True enough, he says, we owe the cultural left a great deal. “The tone in which educated men talk about women, and educated whites about blacks, is very different from what it was before the Sixties. Life for homosexual Americans, beleaguered and dangerous as it still is, [!], is better than it was before Stonewall.... This change is largely due to the hundreds of thousands of teachers who have done their best to make their students understand the humiliation which previous generations of Americans have inflicted on their fellow citizens...by assigning stories about the suicide of gay teenagers in freshman composition courses, these teachers have made it harder for their students to be sadistic than it was for those students’ parents” (p. 81).
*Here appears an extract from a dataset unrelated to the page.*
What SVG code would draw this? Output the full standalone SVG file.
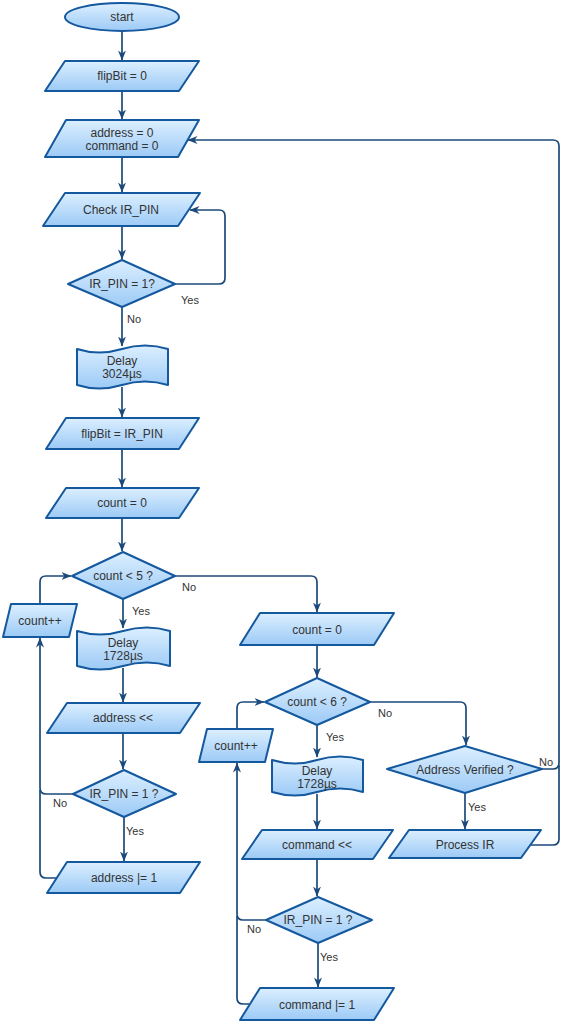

By now, readers will be accustomed to Rorty’s technique. He offers no discussion of what policies toward minorities are ethically appropriate. The quest for criteria of proper treatment is of course futile--what is important is what “we leftists” find pleasing. Hence the crucial importance for Rorty of language reform: if we redescribe something, we have by that very fact changed it. No underlying reality apart from linguistic practice will sully our fantasies.
Given this aestheticized approach to politics, it is ironic that, in a volte-face, Rorty indicts the cultural left for ignorance of the real world of politics and economics. In their stress on cultural studies, postmodern leftists ignore the importance of labor unions. Oh, for the glory days of the Wagner Act! “When the Taft-Hartley Labor Act was passed in 1947 I could not understand how my country could have forgotten what it owed the unions, how it could fail to see that the unions had prevented America from becoming the property of the rich and greedy” (p. 60). One can only echo the medieval scholastics: puerilia sunt haec.